There are a number of ways in which companies can transform basic enterprise risk management to risk-based decision support that adds real value to a business.
Many companies view their enterprise risk management initiatives as languishing and ineffective, largely because most are merely complying with regulations rather than finding the actual drivers of risk and leveraging that insight to benefit the business, an Accenture report has claimed.
It suggested that in some cases, executives believe risk management increases the internal business burden, slowing them down and wasting corporate resources on an initiative that is not adding value.
Typically, companies that are dissatisfied with their enterprise risk management have hit one or more of five barriers: a company may be stuck in risk assessment; risk management is viewed as an “extra” rather than an integral part of the business thought process; or leadership is not sure how they are supposed to make use of risk management.

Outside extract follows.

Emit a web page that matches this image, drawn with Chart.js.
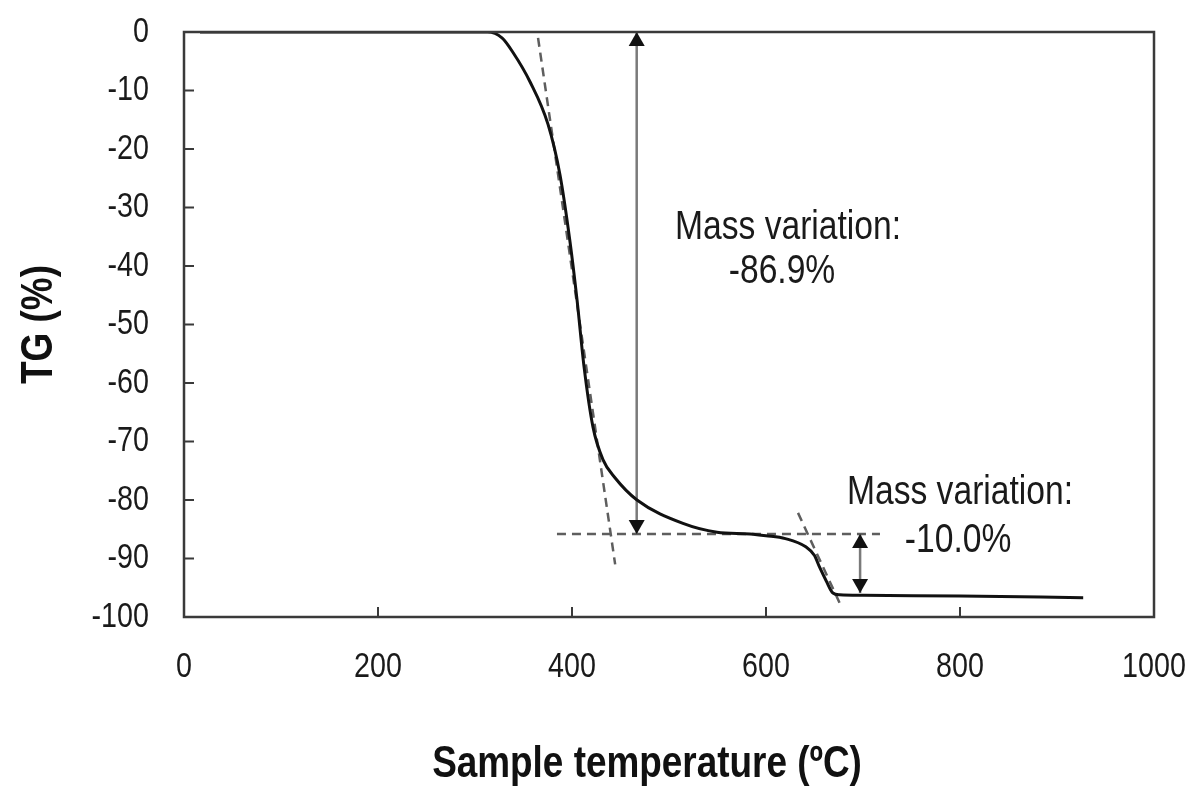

Other barriers might be reporting systems which do not produce the right information in a timely way to provide direct decision support; or the fact that risk management leadership does not have a clear view of the value the capability can add, and fails to deliver a clear message on how it will tangibly impact profit and loss.
The report, Enterprise Risk Management and the New Market Realities, listed five points to help begin the transformation from basic enterprise risk management to risk-based decision support that adds real value to a business/
1. Break out of the value fog. Define the value you expect your enterprise risk management efforts to yield in the organisation and hold the program accountable for getting there. Even the simplest of these efforts should be adding value by supporting risk-based decision making (measured by business results), increased identification of opportunities and enhanced strategic planning. For greater value, the program might be targeting predictive analytics and better leveraging of the company’s risk-bearing capacity to fuel growth and profitability.
2. Establish clear risk governance structures. A logical governance structure, with its clear delegation of authority, makes it possible to see how decision making flows in the organisation and to track what decisions are being made at different points. This increased visibility supports a systemic view of risk. With that, the company can see what is happening in all areas of the enterprise and make linkages that lead to value-adding decisions. Governance, in this way, is an important enabler and supporter of the risk program.
3. Support your risk efforts with timely, insightful and readily accessible reports and information flows. This is a common failure point in many companies. The problem is not a lack of reporting but rather a lack of timely, focused and relevant reporting. The company’s reporting system should feed the right information at the right time to the right decision makers. Consistent and timely reporting needs to be put in place to include metrics, not just on action taken, but also on their effectiveness and what comes next.
4. Ensure that you have the right analytics in place. There is no shortage of powerful, analytical risk management tools and techniques available to support decision making by the company. The question is, are these tools and techniques actually being used at the right time and place to yield insightful decision support? If not, the reason often gets back to the company’s underestimation of what enterprise risk management can do for the business and how enhanced predictive analytics can add value.
5. Be bold. First, define the value that enterprise risk management can bring to the business. This is the moment to go to the executive team and present clearly and emphatically the reasons why the program is taking a bold path forward and what specific value it is expected to deliver. Second, challenge the value and effectiveness of executive decisions. If they are being made without strong analytics support, those decisions are not going to be as good as they need to be.